Applications of Second-Harmonic Generation
Laser Technology
In laser technology, SHG is widely used to generate new wavelengths of light. For example, a common application is the conversion of infrared laser light into visible green light using a nonlinear crystal. This process is essential in the development of green laser pointers and other laser-based devices.
Optical Communications
SHG plays a role in optical communications by enabling wavelength conversion and signal processing. It allows for the efficient transfer of information across different frequency bands, enhancing the capacity and flexibility of optical communication networks.
Material Characterization
Second-harmonic generation is a valuable tool for characterizing the properties of materials. By analyzing the SHG response, researchers can gain insights into the symmetry, structure, and electronic properties of various materials. This information is crucial for the development of new materials with tailored optical properties.

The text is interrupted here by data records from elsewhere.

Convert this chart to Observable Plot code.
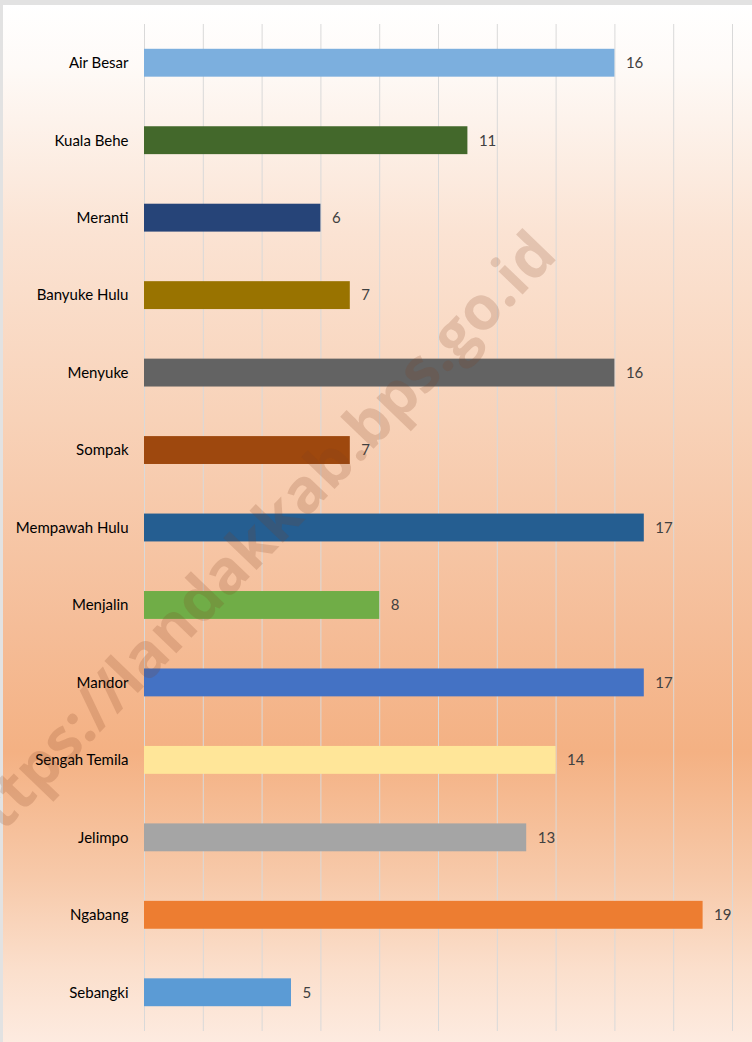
<!DOCTYPE html>
<html>
<head>
<meta charset="utf-8">
<script src="https://cdn.jsdelivr.net/npm/d3@7"></script>
<script src="https://cdn.jsdelivr.net/npm/@observablehq/plot@0.6"></script>
<style>
  html, body { margin: 0; padding: 0; background: #ffffff; }
  #wrap { position: relative; width: 752px; height: 1042px; overflow: hidden; background: #e2e2e2; }
  #chart { position: absolute; left: 3px; top: 5px; }
  #wm {
    position: absolute; left: 250px; top: 543px;
    transform: translate(-50%, -50%) rotate(-46deg);
    font-family: "Open Sans", "DejaVu Sans", sans-serif; font-weight: 700; font-size: 61px;
    color: rgba(125, 62, 32, 0.19); white-space: nowrap; pointer-events: none;
  }
</style>
</head>
<body>
<div id="wrap">
  <div id="chart"></div>
  <div id="wm">https://landakkab.bps.go.id</div>
</div>
<script>
const categories = ["Air Besar", "Kuala Behe", "Meranti", "Banyuke Hulu", "Menyuke", "Sompak",
  "Mempawah Hulu", "Menjalin", "Mandor", "Sengah Temila", "Jelimpo", "Ngabang", "Sebangki"];
const values = [16, 11, 6, 7, 16, 7, 17, 8, 17, 14, 13, 19, 5];
const xTicks = [0, 2, 4, 6, 8, 10, 12, 14, 16, 18, 20];
const barColors = ["#7cafde", "#43682b", "#264478", "#997300", "#636363", "#9e480e",
  "#255e91", "#70ad47", "#4472c4", "#ffe699", "#a5a5a5", "#ed7d31", "#5b9bd5"];

const data = categories.map((name, i) => ({name, value: values[i]}));

const chart = Plot.plot({
  width: 749,
  height: 1037,
  marginLeft: 141,
  marginRight: 20,
  marginTop: 19,
  marginBottom: 11,
  style: {
    background: "linear-gradient(to bottom, #ffffff 0%, #fefaf7 6%, #fbe3d3 22%, #f8d2b8 40%, #f5bd98 60%, #f4b183 72%, #f7c9a9 84%, #fbdfcc 93%, #fdebe0 100%)",
    fontFamily: "Lato, 'Open Sans', sans-serif",
    fontSize: "15px",
    overflow: "visible"
  },
  x: {domain: [0, 20], axis: null},
  y: {domain: categories, paddingInner: 0.64, paddingOuter: 0.32, round: false, axis: null},
  color: {domain: categories, range: barColors},
  marks: [
    Plot.gridX(xTicks, {stroke: "#d9d9d9", strokeOpacity: 1, strokeWidth: 1}),
    Plot.barX(data, {x: "value", y: "name", fill: "name"}),
    Plot.text(data, {x: "value", y: "name", text: d => String(d.value), dx: 11, textAnchor: "start", fill: "#404040"}),
    Plot.axisY({tickSize: 0, tickPadding: 16, label: null, fill: "#000000", fontWeight: 400})
  ]
});
document.getElementById("chart").appendChild(chart);
</script>
</body>
</html>
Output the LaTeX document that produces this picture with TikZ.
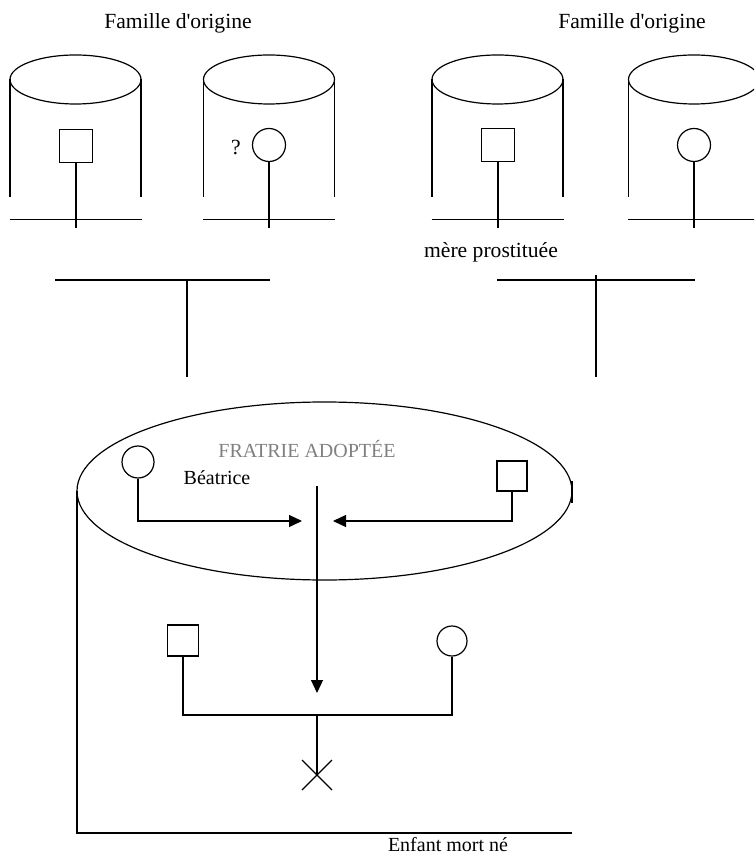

Challenges and Future Directions
Despite its widespread applications, SHG faces several challenges, including the need for precise phase matching and the limited availability of suitable nonlinear materials. Ongoing research aims to address these challenges by developing new materials and techniques to enhance SHG efficiency and broaden its applicability.
Future directions in SHG research include the exploration of novel materials, such as metamaterials and nanostructures, which offer unique optical properties and the potential for enhanced nonlinear interactions. Additionally, advances in fabrication techniques may enable the integration of SHG devices into compact, on-chip systems for various technological applications.